Fear only the engine if you've come to grips only with the more recent iterations of Hawk; THPS4 lacks many combo essentials of today, including the seemingly obvious and basic walking maneuver, which means that players weaning on comboing in THAW or THP8 will have a little adjusting to do. Righteous adjusting indeed, though; this horizontally- geared level design means that there's very little massive drops from buildings to catch insane amounts of air to perform multiple 900s in succession. It's certainly still Hawk, but the horizontal focus means it's trickier to pin-point great spots for air, which ups the challenge in raising your combo. One could possibly be inclined to leave out special airs altogether, simply due to how the levels were built (and they were built excellently with much to trick over yet not too much to cause clutter.)

Your trek through the Career mode here was the ground-breaker back when; though Aggressive Inline beat it to the first punch, Hawk 4's open career refined the style and set it in stone. Skate up to pedestrians for goals to accomplish, be they performing specific tricks or nailing combos. Do the goals at your own pace, or just combo around and have a blast. The obvious borrowing from Grand Theft Auto rings no thoughts of the game because of how seamlessly it's intertwined here.
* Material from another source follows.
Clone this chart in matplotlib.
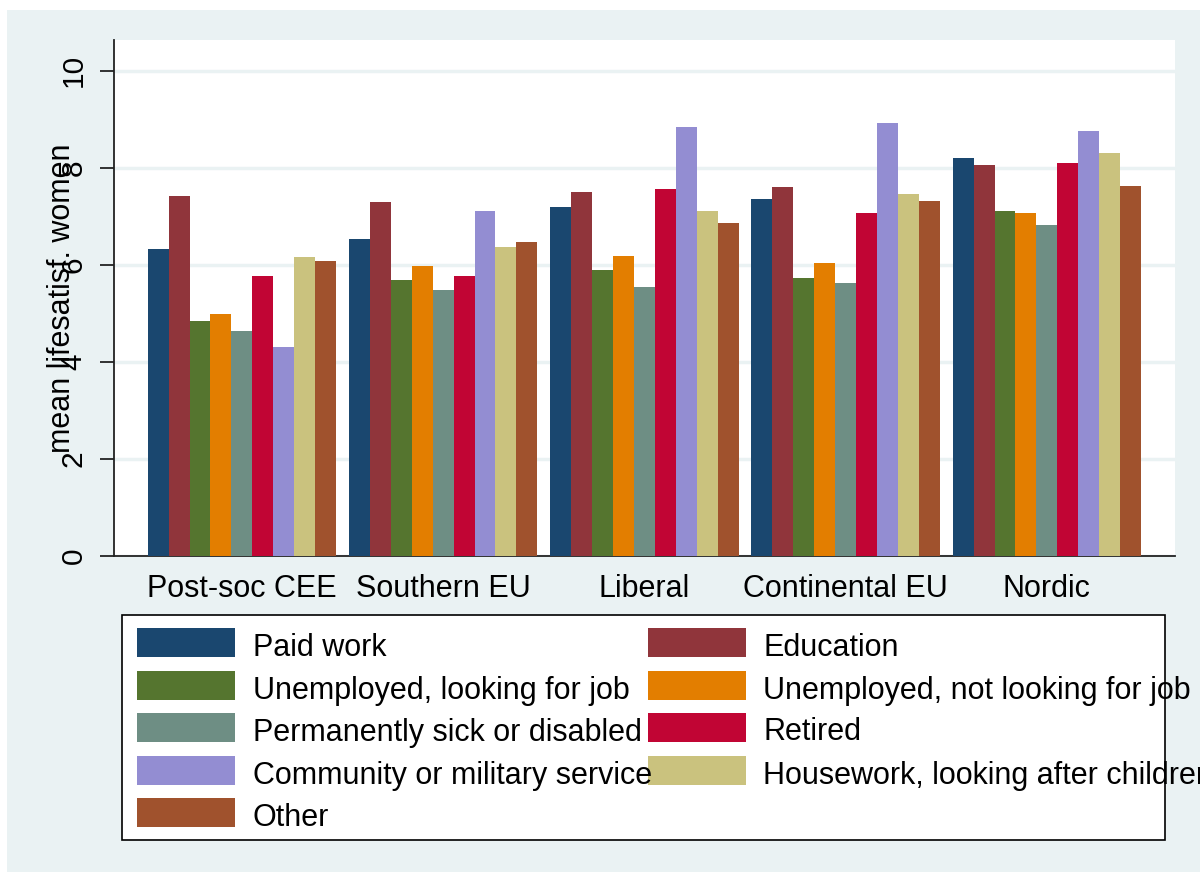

The free-roaming of Hawk 4 became a staple in the series because of how well it worked here.

The Career is a doozy, too; skate around completing 90 goals, then an extra-tough pro goal. Then, welcome another heavy dosing of goals bringing the total to more than double than before. Just as the game seems to end, more life is breathed in to offer the most expansive career seen yet in a Hawk title. Even after completing each and every one of these progressively difficult goals, you still have all the gaps of the levels to nail. All the cash icons to collect. All the funky clothing and skateboard decks to buy.

Hawk 4 plays strongly to its extra content and customizability. There's multitudes of videos to unlock, one per skater featured in the game (there are many, more than ten) and then more yet. Skaters to unlock. A very robust selection of outfits and looks to create your own virtual skater with, more so that the most recent Project 8. A full, well-working park editor to create your own dream-park with, offering a large selection of pieces to place on terrain which can be modified on the grid-like pattern. Custom music to mask the game in case you don't like the offerings of Iron Maiden, Run-DMC, Sex Pistols or Offspring (among many, many others.) Of course, if you're not into the whole creation aspect, you could just pick a real-life pro and skate as him or her.

The key thing that puts THPS4 above all other Hawk titles and firmly up there with the greatest games of all time is the most basic attributes it possesses; it's extremely big and robust, and it's a gamer's game. Easy to pick up, intensely difficult to master (note: stringing together one million point combos is not mastery of the game. People can accomplish a hundred times that, plus more yet.) Forever fun to play.

Perhaps, the greatest game of all time.